Repair Analysis of Overlay Woven Fabric CFRP Laminates

Abstract

The increase in aerospace composites usage for structural components demands advanced repair analysis. Overlay repairs of carbon fiber-reinforced polymer laminates offer an alternative that is easier to perform and less time-consuming to produce than the widely used tapered scarf repair and stepped lap. Composite specimen manufacturing was based on both twill carbon/epoxy prepreg and wet lay-up. The repair was performed with both prepreg and wet extra plies to the parent prepreg structure. However, the design of overlay joints must be carefully investigated to avoid generating stress concentration regions at free edges. This study examined specific extra ply terminations' impact on peak stresses in the adhesive bond line. Linear finite element analysis was performed to conduct a maximum principal stress study with a focus on three joint design parameters: ply material, overply effect, and stacking sequence. FEA accurately predicted experimentally observed responses and provided further insight into the failure behavior of the structure.

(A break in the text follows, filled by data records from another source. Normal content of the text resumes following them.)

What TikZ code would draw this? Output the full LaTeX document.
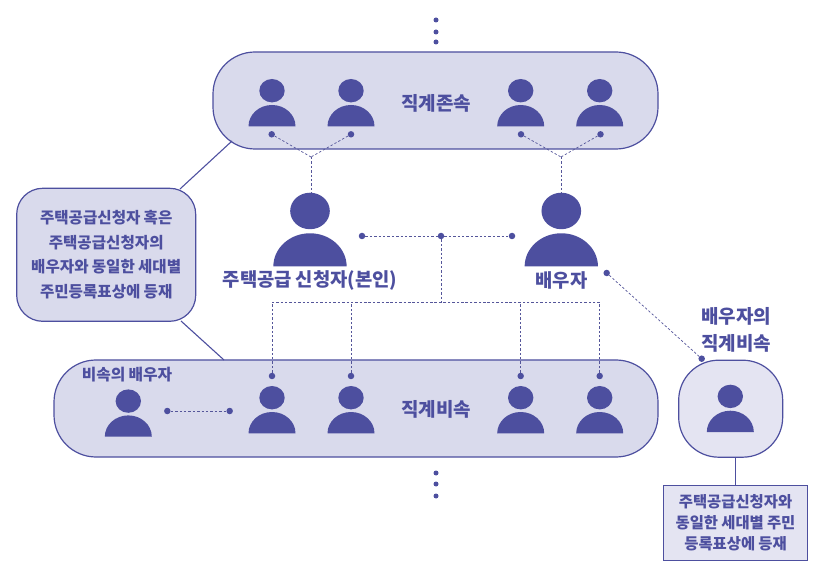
\documentclass[tikz,border=0pt]{standalone}
\usepackage{fontspec}
\newfontfamily\krfont{Noto Sans CJK KR}[WordSpace=0.9]
\usetikzlibrary{arrows.meta,positioning}
\definecolor{inkblue}{HTML}{4D4F9F}
\definecolor{palefill}{HTML}{D9DAEC}
\definecolor{lightfill}{HTML}{E4E4F2}

\begin{document}
\begin{tikzpicture}[x=1pt,y=-1pt]
\tikzset{
  groupbox/.style={draw=inkblue,fill=palefill,line width=1.2pt,inner sep=0pt},
  notebox/.style={groupbox,align=center,text=inkblue,font=\krfont\bfseries\fontsize{15.6}{24.5}\selectfont},
  dotnode/.style={circle,fill=inkblue,minimum size=6.5pt,inner sep=0pt},
  smalldot/.style={circle,fill=inkblue,minimum size=5pt,inner sep=0pt},
  kinlabel/.style={text=inkblue,inner sep=0pt,align=center,font=\krfont\bfseries\fontsize{19}{27}\selectfont},
  tielink/.style={draw=inkblue!85!gray,line width=0.7pt,dash pattern=on 2.4pt off 2pt},
  solidlink/.style={draw=inkblue,line width=1.1pt},
  person/.pic={
    \fill[inkblue] (0pt,35.6pt) circle[x radius=12.7pt,y radius=11.7pt];
    \fill[inkblue] (-23.5pt,0pt) arc[start angle=180,end angle=0,x radius=23.5pt,y radius=21.3pt] -- cycle;
  }
}
\useasboundingbox (0,0) rectangle (825,577);
% group boxes
\node[groupbox,rounded corners=42pt,minimum width=445pt,minimum height=97pt] (n_upper) at (435.5,100.5) {};
\node[groupbox,rounded corners=42pt,minimum width=604pt,minimum height=97pt] (n_lower) at (356,408.5) {};
\node[groupbox,fill=lightfill,rounded corners=40pt,minimum width=104pt,minimum height=97pt] (n_outer) at (730.7,408.7) {};
\node[notebox,rounded corners=26pt,minimum width=179pt,minimum height=133pt] (n_note) at (106.2,254.8) {주택공급신청자 혹은\\주택공급신청자의\\배우자와 동일한 세대별\\주민등록표상에 등재};
\node[notebox,fill=lightfill,minimum width=144pt,minimum height=75pt,font=\krfont\bfseries\fontsize{15.4}{21}\selectfont] (n_rule) at (735.5,523) {주택공급신청자와\\동일한 세대별 주민\\등록표상에 등재};
% people
\pic at (272,126.3) {person};
\pic at (351,126.3) {person};
\pic at (520.7,126.3) {person};
\pic at (599.7,126.3) {person};
\pic[scale=1.56] at (310,266.5) {person};
\pic[scale=1.56] at (561.3,266.5) {person};
\pic at (128.3,436.7) {person};
\pic at (272,433.3) {person};
\pic at (351,433.3) {person};
\pic at (520.7,433.3) {person};
\pic at (599.7,433.3) {person};
\pic at (730.3,432) {person};
% labels
\node[kinlabel] (n_asc) at (436,103) {직계존속};
\node[kinlabel] (n_desc) at (436,409) {직계비속};
\node[kinlabel,font=\krfont\bfseries\fontsize{18.8}{27}\selectfont] (n_self) at (310,280) {주택공급 신청자(본인)};
\node[kinlabel,font=\krfont\bfseries\fontsize{18.8}{27}\selectfont] (n_spouse) at (561.5,280) {배우자};
\node[kinlabel] (n_outerlabel) at (736,330) {배우자의\\직계비속};
\node[kinlabel,font=\krfont\bfseries\fontsize{15.8}{20}\selectfont] (n_dspouse) at (127,375) {비속의 배우자};
% dots
\node[smalldot] (n_t0) at (436,20) {};
\node[smalldot] (n_t1) at (436,32) {};
\node[smalldot] (n_t2) at (436,42) {};
\node[smalldot] (n_b0) at (436,473) {};
\node[smalldot] (n_b1) at (436,484) {};
\node[smalldot] (n_b2) at (436,496) {};
\node[dotnode] (n_A0) at (271.7,134.3) {};
\node[dotnode] (n_A1) at (351,134.3) {};
\node[dotnode] (n_A2) at (521,134.3) {};
\node[dotnode] (n_A3) at (600.5,134.3) {};
\node[dotnode] (n_S0) at (362,236) {};
\node[dotnode] (n_S1) at (441,236) {};
\node[dotnode] (n_S2) at (512,236) {};
\node[dotnode] (n_D0) at (272,376) {};
\node[dotnode] (n_D1) at (351,376) {};
\node[dotnode] (n_D2) at (520.7,376) {};
\node[dotnode] (n_D3) at (599.7,376) {};
\node[dotnode] (n_E0) at (167.3,411) {};
\node[dotnode] (n_E1) at (229.7,411) {};
\node[dotnode] (n_O0) at (606.7,273) {};
\node[dotnode] (n_O1) at (701.7,358.7) {};
% free ends
\coordinate (c_left) at (311,157);
\coordinate (c_right) at (561,157);
\coordinate (c_selfhead) at (311,193);
\coordinate (c_spousehead) at (561,193);
\coordinate (c_bar) at (441,302);
\coordinate (c_ascnote) at (232,141);
\coordinate (c_notetop) at (180,189);
\coordinate (c_notebot) at (181,321);
\coordinate (c_descnote) at (224,360);
% connectors
\draw[tielink] (n_A0) -- (c_left);
\draw[tielink] (n_A1) -- (c_left);
\draw[tielink] (c_left) -- (c_selfhead);
\draw[tielink] (n_A2) -- (c_right);
\draw[tielink] (n_A3) -- (c_right);
\draw[tielink] (c_right) -- (c_spousehead);
\draw[tielink] (n_S0) -- (n_S1);
\draw[tielink] (n_S1) -- (n_S2);
\draw[tielink] (n_S1) -- (c_bar);
\draw[tielink] (n_D0) |- (c_bar);
\draw[tielink] (n_D1) |- (c_bar);
\draw[tielink] (n_D2) |- (c_bar);
\draw[tielink] (n_D3) |- (c_bar);
\draw[tielink] (n_E0) -- (n_E1);
\draw[tielink] (n_O0) -- (n_O1);
\draw[solidlink] (c_ascnote) -- (c_notetop);
\draw[solidlink] (c_notebot) -- (c_descnote);
\draw[solidlink] (n_outer.south -| n_rule.north) -- (n_rule.north);
\end{tikzpicture}
\end{document}
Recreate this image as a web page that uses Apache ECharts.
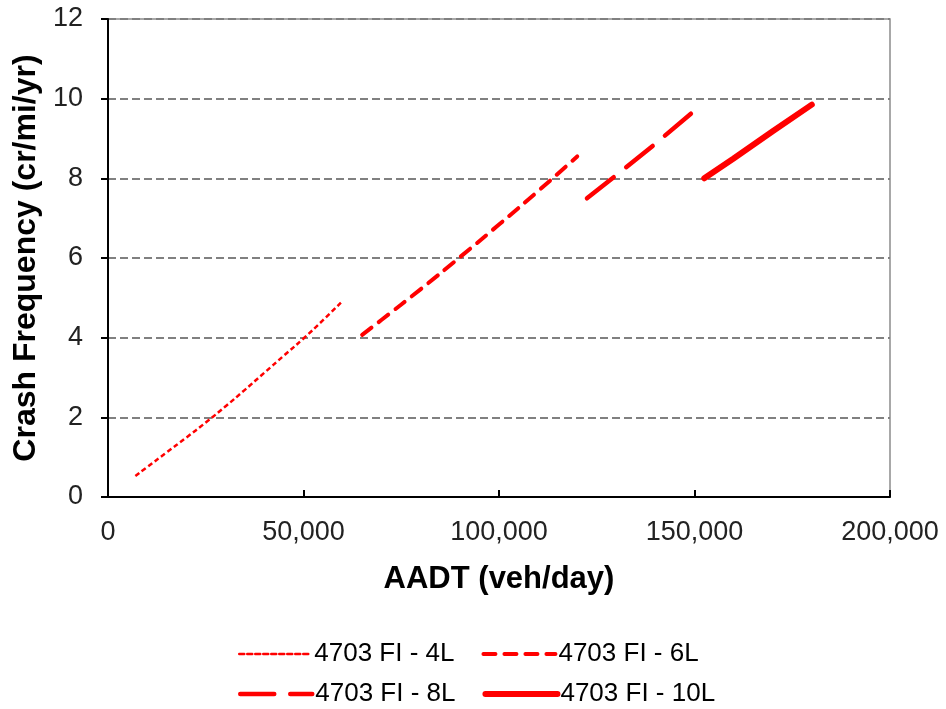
<!DOCTYPE html>
<html>
<head>
<meta charset="utf-8">
<script src="https://cdn.jsdelivr.net/npm/echarts@6/dist/echarts.min.js"></script>
<style>
  html, body { margin: 0; padding: 0; background: #fff; }
  #main { width: 946px; height: 709px; }
</style>
</head>
<body>
<div id="main"></div>
<script>
// values
var names = ['4703 FI - 4L', '4703 FI - 6L', '4703 FI - 8L', '4703 FI - 10L'];

var x4L = [7000, 10000, 15000, 20000, 25000, 30000, 35000, 40000, 45000, 50000, 55000, 60000];
var y4L = [0.53, 0.75, 1.12, 1.49, 1.87, 2.27, 2.69, 3.12, 3.55, 3.98, 4.44, 4.92];

var x6L = [65000, 70000, 80000, 90000, 100000, 110000, 120000];
var y6L = [4.07, 4.45, 5.22, 6.02, 6.84, 7.68, 8.55];

var x8L = [122500, 130000, 140000, 150000];
var y8L = [7.5, 8.08, 8.87, 9.7];

var x10L = [152500, 160000, 170000, 180000];
var y10L = [8.0, 8.5, 9.18, 9.85];

var xTicks = [0, 50000, 100000, 150000, 200000];
var yTicks = [0, 2, 4, 6, 8, 10, 12];

function pairs(xs, ys) {
  var out = [];
  for (var i = 0; i < xs.length; i++) out.push([xs[i], ys[i]]);
  return out;
}

var font = 'Liberation Sans, Arial, sans-serif';
var red = '#FF0000';

var myChart = echarts.init(document.getElementById('main'));

// legend rows share the same look
function legendRow(items, top) {
  return {
    data: items,
    left: 233, top: top,
    itemWidth: 72, itemHeight: 14, itemGap: 27,
    itemStyle: { opacity: 0 },
    lineStyle: { width: 'inherit', type: 'inherit', cap: 'round' },
    textStyle: { fontSize: 26, color: '#000', fontFamily: font, padding: [0, 0, 0, -2] }
  };
}

var option = {
  animation: false,
  backgroundColor: '#fff',
  textStyle: { fontFamily: font },
  grid: {
    left: 108, right: 56, top: 19, bottom: 212,
    show: true, borderColor: '#8c8c8c', borderWidth: 1.5
  },
  legend: [legendRow(names.slice(0, 2), 636), legendRow(names.slice(2, 4), 676)],
  xAxis: {
    type: 'value',
    min: xTicks[0], max: xTicks[xTicks.length - 1], interval: 50000,
    name: 'AADT (veh/day)',
    nameLocation: 'middle', nameGap: 67,
    nameTextStyle: { fontSize: 31, fontWeight: 'bold', color: '#000', fontFamily: font },
    axisLine: { show: true, lineStyle: { color: '#000', width: 2 } },
    axisTick: { show: true, inside: true, length: 7, lineStyle: { color: '#000', width: 2 } },
    axisLabel: {
      fontSize: 27, color: '#222', margin: 22, fontFamily: font,
      formatter: function (v) { return v.toLocaleString('en-US'); }
    },
    splitLine: { show: false }
  },
  yAxis: {
    type: 'value',
    min: yTicks[0], max: yTicks[yTicks.length - 1], interval: 2,
    name: 'Crash Frequency (cr/mi/yr)',
    nameLocation: 'middle', nameGap: 64,
    nameTextStyle: { fontSize: 32, fontWeight: 'bold', color: '#000', fontFamily: font },
    axisLine: { show: true, lineStyle: { color: '#000', width: 2 } },
    axisTick: { show: true, inside: false, length: 7, lineStyle: { color: '#000', width: 2 } },
    axisLabel: { fontSize: 27, color: '#222', margin: 25, fontFamily: font },
    splitLine: { show: true, lineStyle: { color: '#808080', width: 2, type: [8, 4] } }
  },
  series: [{
    name: names[0], type: 'line', showSymbol: false, symbol: 'none', smooth: true,
    data: pairs(x4L, y4L),
    lineStyle: { color: red, width: 2.5, type: [5, 3] },
    itemStyle: { color: red }
  }, {
    name: names[1], type: 'line', showSymbol: false, symbol: 'none', smooth: true,
    data: pairs(x6L, y6L),
    lineStyle: { color: red, width: 4, type: [12, 9], cap: 'round' },
    itemStyle: { color: red }
  }, {
    name: names[2], type: 'line', showSymbol: false, symbol: 'none',
    data: pairs(x8L, y8L),
    lineStyle: { color: red, width: 4.5, type: [34, 16], cap: 'round' },
    itemStyle: { color: red }
  }, {
    name: names[3], type: 'line', showSymbol: false, symbol: 'none',
    data: pairs(x10L, y10L),
    lineStyle: { color: red, width: 6, cap: 'round' },
    itemStyle: { color: red }
  }]
};

myChart.setOption(option);
</script>
</body>
</html>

Results showed that overlay joints have a strong sensitivity to ply material type, the number of overply, and stacking sequence. The introduction of overplies provided protection and stiffness at joint tips, and an overply material behavior was identified. The location of 0̊ plies in the composite laminates was highlighted as an important factor. The analysis was then extended to three-dimensional FE models for verification. In conclusion, results showed that high-stress concentration in overlay joints can be mitigated with the introduction of overplies and appropriate changes in joint design parameters to reduce stress peaks at joint tips and corners.